- _TASK STATEMENT_: Repeat all the material exactly; pictures stay out of your copy.

+ + + + +

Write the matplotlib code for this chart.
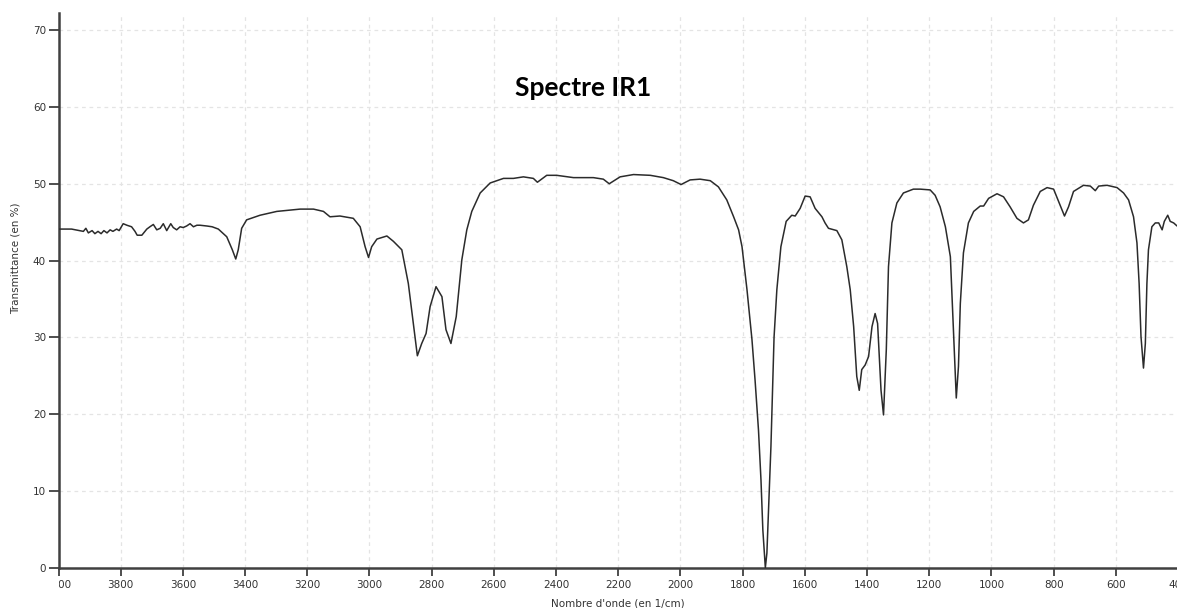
import matplotlib
matplotlib.use("Agg")
import matplotlib.pyplot as plt
from matplotlib.transforms import Bbox, TransformedBbox

plt.rcParams['font.family'] = ['DejaVu Sans']

wavenumber = [4000, 3958, 3920, 3912, 3904, 3892, 3883, 3873, 3863, 3854, 3844, 3834, 3825, 3813, 3805,
              3792, 3780, 3765, 3754, 3747, 3732, 3716, 3706, 3695, 3684, 3673, 3663, 3652, 3639, 3631,
              3620, 3609, 3599, 3588, 3577, 3566, 3555, 3545, 3523, 3506, 3486, 3459, 3441, 3430, 3422,
              3411, 3395, 3352, 3298, 3223, 3180, 3148, 3127, 3095, 3052, 3030, 3014, 3003, 2993, 2976,
              2944, 2923, 2896, 2875, 2859, 2846, 2832, 2818, 2805, 2786, 2767, 2754, 2738, 2721, 2703,
              2687, 2671, 2644, 2612, 2569, 2537, 2505, 2473, 2460, 2430, 2398, 2344, 2280, 2248, 2229,
              2194, 2151, 2097, 2055, 2023, 1998, 1969, 1937, 1904, 1878, 1851, 1829, 1813, 1802, 1786,
              1770, 1760, 1749, 1741, 1735, 1727, 1722, 1715, 1709, 1703, 1699, 1690, 1677, 1660, 1642,
              1631, 1615, 1599, 1583, 1567, 1545, 1535, 1524, 1497, 1481, 1465, 1454, 1443, 1433, 1425,
              1417, 1406, 1395, 1384, 1374, 1366, 1355, 1347, 1338, 1331, 1320, 1304, 1283, 1251, 1229,
              1197, 1181, 1165, 1148, 1132, 1124, 1116, 1113, 1106, 1100, 1090, 1074, 1057, 1036, 1025,
              1009, 982, 961, 940, 918, 897, 881, 865, 843, 821, 800, 779, 765, 752, 736,
              704, 682, 666, 655, 628, 596, 575, 559, 543, 532, 525, 519, 511, 505, 500,
              495, 484, 473, 462, 451, 444, 433, 425, 414, 403, 400]

transmittance = [44.1, 44.1, 43.8, 44.2, 43.6, 43.9, 43.5, 43.8, 43.5, 43.9, 43.6, 44.0, 43.8, 44.1, 43.9,
                 44.8, 44.6, 44.4, 43.8, 43.3, 43.3, 44.1, 44.4, 44.7, 44.0, 44.2, 44.8, 43.9, 44.8, 44.3,
                 44.0, 44.4, 44.3, 44.5, 44.8, 44.4, 44.6, 44.6, 44.5, 44.4, 44.1, 43.1, 41.4, 40.2, 41.4,
                 44.2, 45.3, 45.9, 46.4, 46.7, 46.7, 46.4, 45.7, 45.8, 45.5, 44.4, 41.8, 40.4, 41.8, 42.8,
                 43.2, 42.5, 41.4, 37.0, 31.8, 27.6, 29.2, 30.5, 34.0, 36.6, 35.3, 31.0, 29.2, 32.7, 40.1,
                 44.0, 46.4, 48.8, 50.1, 50.7, 50.7, 50.9, 50.7, 50.2, 51.1, 51.1, 50.8, 50.8, 50.6, 50.0,
                 50.9, 51.2, 51.1, 50.8, 50.4, 49.9, 50.5, 50.6, 50.4, 49.6, 47.9, 45.7, 44.0, 41.8, 36.2,
                 29.7, 24.4, 17.9, 11.4, 4.9, 0.0, 1.9, 9.2, 15.8, 24.4, 30.0, 36.2, 41.8, 45.1, 45.9,
                 45.8, 46.8, 48.4, 48.3, 46.8, 45.7, 44.9, 44.2, 43.9, 42.7, 39.2, 36.2, 31.4, 24.9, 23.1,
                 25.8, 26.4, 27.5, 31.4, 33.1, 31.8, 23.1, 19.9, 28.4, 39.2, 44.9, 47.5, 48.8, 49.3, 49.3,
                 49.2, 48.5, 47.0, 44.4, 40.5, 32.7, 24.9, 22.1, 26.2, 34.4, 41.0, 44.9, 46.4, 47.1, 47.1,
                 48.1, 48.7, 48.3, 47.0, 45.5, 44.9, 45.3, 47.2, 49.0, 49.5, 49.3, 47.2, 45.8, 47.0, 49.0,
                 49.8, 49.7, 49.1, 49.7, 49.8, 49.5, 48.8, 47.9, 45.7, 42.3, 37.0, 30.1, 26.0, 29.2, 37.0,
                 41.4, 44.4, 44.9, 44.9, 44.0, 45.1, 45.9, 45.1, 44.9, 44.5, 44.6]

x_ticks = list(range(4000, 399, -200))
x_tick_labels = [str(v) for v in x_ticks]
y_ticks = list(range(0, 71, 10))
y_tick_labels = [str(v) for v in y_ticks]

title_text = "Spectre IR1"
x_label = "Nombre d'onde (en 1/cm)"
y_label = "Transmittance (en %)"

W, H = 1177, 608
fig = plt.figure(figsize=(W / 100, H / 100), dpi=100)
fig.patch.set_facecolor('white')

left_px, right_px = 58.5, 1178.0
bottom_px, top_px = 567.7, 13.3
ax = fig.add_axes([left_px / W, (H - bottom_px) / H,
                   (right_px - left_px) / W, (bottom_px - top_px) / H])

ax.plot(wavenumber, transmittance, color='#2b2b2b', lw=1.1, zorder=3)

ax.set_xlim(4000, 400)
ax.set_ylim(0, 72.2)
ax.set_xticks(x_ticks)
ax.set_xticklabels(x_tick_labels)
ax.set_yticks(y_ticks)
ax.set_yticklabels(y_tick_labels)

ax.grid(True, color='#e4e4e4', linestyle=(0, (3, 3)), linewidth=0.9, zorder=0)
ax.set_axisbelow(True)

for s in ['top', 'right']:
    ax.spines[s].set_visible(False)
for s in ['left', 'bottom']:
    ax.spines[s].set_color('#404040')
    ax.spines[s].set_linewidth(1.8)

ax.tick_params(axis='y', direction='out', length=7, width=1.3, color='#404040',
               labelsize=7.5, labelcolor='#333333', pad=2)
ax.tick_params(axis='x', direction='out', length=6, width=1.3, color='#404040',
               labelsize=7.5, labelcolor='#333333', pad=3)

# clip the first x tick label at the left spine as in the original software
fig.canvas.draw()
clip = TransformedBbox(Bbox([[58.6 / W, 0.0], [1.0, 1.0]]), fig.transFigure)
for lbl in ax.get_xticklabels():
    lbl.set_clip_box(clip)
    lbl.set_clip_on(True)

fig.text(583 / W, 1 - 88 / H, title_text, fontsize=19, fontweight='bold',
         family=['Lato', 'DejaVu Sans'], ha='center', va='center', color='black')
fig.text(617.5 / W, 1 - 603 / H, x_label, fontsize=7.5, ha='center', va='center', color='#333333')
fig.text(16 / W, 1 - 258 / H, y_label, fontsize=7.5, rotation=90, ha='center', va='center',
         color='#333333')

fig.savefig('out.png', dpi=100, facecolor='white')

+ + + + +

- _RESPONSE FOR THIS EXERCISE_:
Write the matplotlib code for this chart.
import matplotlib
matplotlib.use("Agg")
import matplotlib.pyplot as plt
from matplotlib.transforms import Bbox, TransformedBbox

plt.rcParams['font.family'] = ['DejaVu Sans']

wavenumber = [4000, 3958, 3920, 3912, 3904, 3892, 3883, 3873, 3863, 3854, 3844, 3834, 3825, 3813, 3805,
              3792, 3780, 3765, 3754, 3747, 3732, 3716, 3706, 3695, 3684, 3673, 3663, 3652, 3639, 3631,
              3620, 3609, 3599, 3588, 3577, 3566, 3555, 3545, 3523, 3506, 3486, 3459, 3441, 3430, 3422,
              3411, 3395, 3352, 3298, 3223, 3180, 3148, 3127, 3095, 3052, 3030, 3014, 3003, 2993, 2976,
              2944, 2923, 2896, 2875, 2859, 2846, 2832, 2818, 2805, 2786, 2767, 2754, 2738, 2721, 2703,
              2687, 2671, 2644, 2612, 2569, 2537, 2505, 2473, 2460, 2430, 2398, 2344, 2280, 2248, 2229,
              2194, 2151, 2097, 2055, 2023, 1998, 1969, 1937, 1904, 1878, 1851, 1829, 1813, 1802, 1786,
              1770, 1760, 1749, 1741, 1735, 1727, 1722, 1715, 1709, 1703, 1699, 1690, 1677, 1660, 1642,
              1631, 1615, 1599, 1583, 1567, 1545, 1535, 1524, 1497, 1481, 1465, 1454, 1443, 1433, 1425,
              1417, 1406, 1395, 1384, 1374, 1366, 1355, 1347, 1338, 1331, 1320, 1304, 1283, 1251, 1229,
              1197, 1181, 1165, 1148, 1132, 1124, 1116, 1113, 1106, 1100, 1090, 1074, 1057, 1036, 1025,
              1009, 982, 961, 940, 918, 897, 881, 865, 843, 821, 800, 779, 765, 752, 736,
              704, 682, 666, 655, 628, 596, 575, 559, 543, 532, 525, 519, 511, 505, 500,
              495, 484, 473, 462, 451, 444, 433, 425, 414, 403, 400]

transmittance = [44.1, 44.1, 43.8, 44.2, 43.6, 43.9, 43.5, 43.8, 43.5, 43.9, 43.6, 44.0, 43.8, 44.1, 43.9,
                 44.8, 44.6, 44.4, 43.8, 43.3, 43.3, 44.1, 44.4, 44.7, 44.0, 44.2, 44.8, 43.9, 44.8, 44.3,
                 44.0, 44.4, 44.3, 44.5, 44.8, 44.4, 44.6, 44.6, 44.5, 44.4, 44.1, 43.1, 41.4, 40.2, 41.4,
                 44.2, 45.3, 45.9, 46.4, 46.7, 46.7, 46.4, 45.7, 45.8, 45.5, 44.4, 41.8, 40.4, 41.8, 42.8,
                 43.2, 42.5, 41.4, 37.0, 31.8, 27.6, 29.2, 30.5, 34.0, 36.6, 35.3, 31.0, 29.2, 32.7, 40.1,
                 44.0, 46.4, 48.8, 50.1, 50.7, 50.7, 50.9, 50.7, 50.2, 51.1, 51.1, 50.8, 50.8, 50.6, 50.0,
                 50.9, 51.2, 51.1, 50.8, 50.4, 49.9, 50.5, 50.6, 50.4, 49.6, 47.9, 45.7, 44.0, 41.8, 36.2,
                 29.7, 24.4, 17.9, 11.4, 4.9, 0.0, 1.9, 9.2, 15.8, 24.4, 30.0, 36.2, 41.8, 45.1, 45.9,
                 45.8, 46.8, 48.4, 48.3, 46.8, 45.7, 44.9, 44.2, 43.9, 42.7, 39.2, 36.2, 31.4, 24.9, 23.1,
                 25.8, 26.4, 27.5, 31.4, 33.1, 31.8, 23.1, 19.9, 28.4, 39.2, 44.9, 47.5, 48.8, 49.3, 49.3,
                 49.2, 48.5, 47.0, 44.4, 40.5, 32.7, 24.9, 22.1, 26.2, 34.4, 41.0, 44.9, 46.4, 47.1, 47.1,
                 48.1, 48.7, 48.3, 47.0, 45.5, 44.9, 45.3, 47.2, 49.0, 49.5, 49.3, 47.2, 45.8, 47.0, 49.0,
                 49.8, 49.7, 49.1, 49.7, 49.8, 49.5, 48.8, 47.9, 45.7, 42.3, 37.0, 30.1, 26.0, 29.2, 37.0,
                 41.4, 44.4, 44.9, 44.9, 44.0, 45.1, 45.9, 45.1, 44.9, 44.5, 44.6]

x_ticks = list(range(4000, 399, -200))
x_tick_labels = [str(v) for v in x_ticks]
y_ticks = list(range(0, 71, 10))
y_tick_labels = [str(v) for v in y_ticks]

title_text = "Spectre IR1"
x_label = "Nombre d'onde (en 1/cm)"
y_label = "Transmittance (en %)"

W, H = 1177, 608
fig = plt.figure(figsize=(W / 100, H / 100), dpi=100)
fig.patch.set_facecolor('white')

left_px, right_px = 58.5, 1178.0
bottom_px, top_px = 567.7, 13.3
ax = fig.add_axes([left_px / W, (H - bottom_px) / H,
                   (right_px - left_px) / W, (bottom_px - top_px) / H])

ax.plot(wavenumber, transmittance, color='#2b2b2b', lw=1.1, zorder=3)

ax.set_xlim(4000, 400)
ax.set_ylim(0, 72.2)
ax.set_xticks(x_ticks)
ax.set_xticklabels(x_tick_labels)
ax.set_yticks(y_ticks)
ax.set_yticklabels(y_tick_labels)

ax.grid(True, color='#e4e4e4', linestyle=(0, (3, 3)), linewidth=0.9, zorder=0)
ax.set_axisbelow(True)

for s in ['top', 'right']:
    ax.spines[s].set_visible(False)
for s in ['left', 'bottom']:
    ax.spines[s].set_color('#404040')
    ax.spines[s].set_linewidth(1.8)

ax.tick_params(axis='y', direction='out', length=7, width=1.3, color='#404040',
               labelsize=7.5, labelcolor='#333333', pad=2)
ax.tick_params(axis='x', direction='out', length=6, width=1.3, color='#404040',
               labelsize=7.5, labelcolor='#333333', pad=3)

# clip the first x tick label at the left spine as in the original software
fig.canvas.draw()
clip = TransformedBbox(Bbox([[58.6 / W, 0.0], [1.0, 1.0]]), fig.transFigure)
for lbl in ax.get_xticklabels():
    lbl.set_clip_box(clip)
    lbl.set_clip_on(True)

fig.text(583 / W, 1 - 88 / H, title_text, fontsize=19, fontweight='bold',
         family=['Lato', 'DejaVu Sans'], ha='center', va='center', color='black')
fig.text(617.5 / W, 1 - 603 / H, x_label, fontsize=7.5, ha='center', va='center', color='#333333')
fig.text(16 / W, 1 - 258 / H, y_label, fontsize=7.5, rotation=90, ha='center', va='center',
         color='#333333')

fig.savefig('out.png', dpi=100, facecolor='white')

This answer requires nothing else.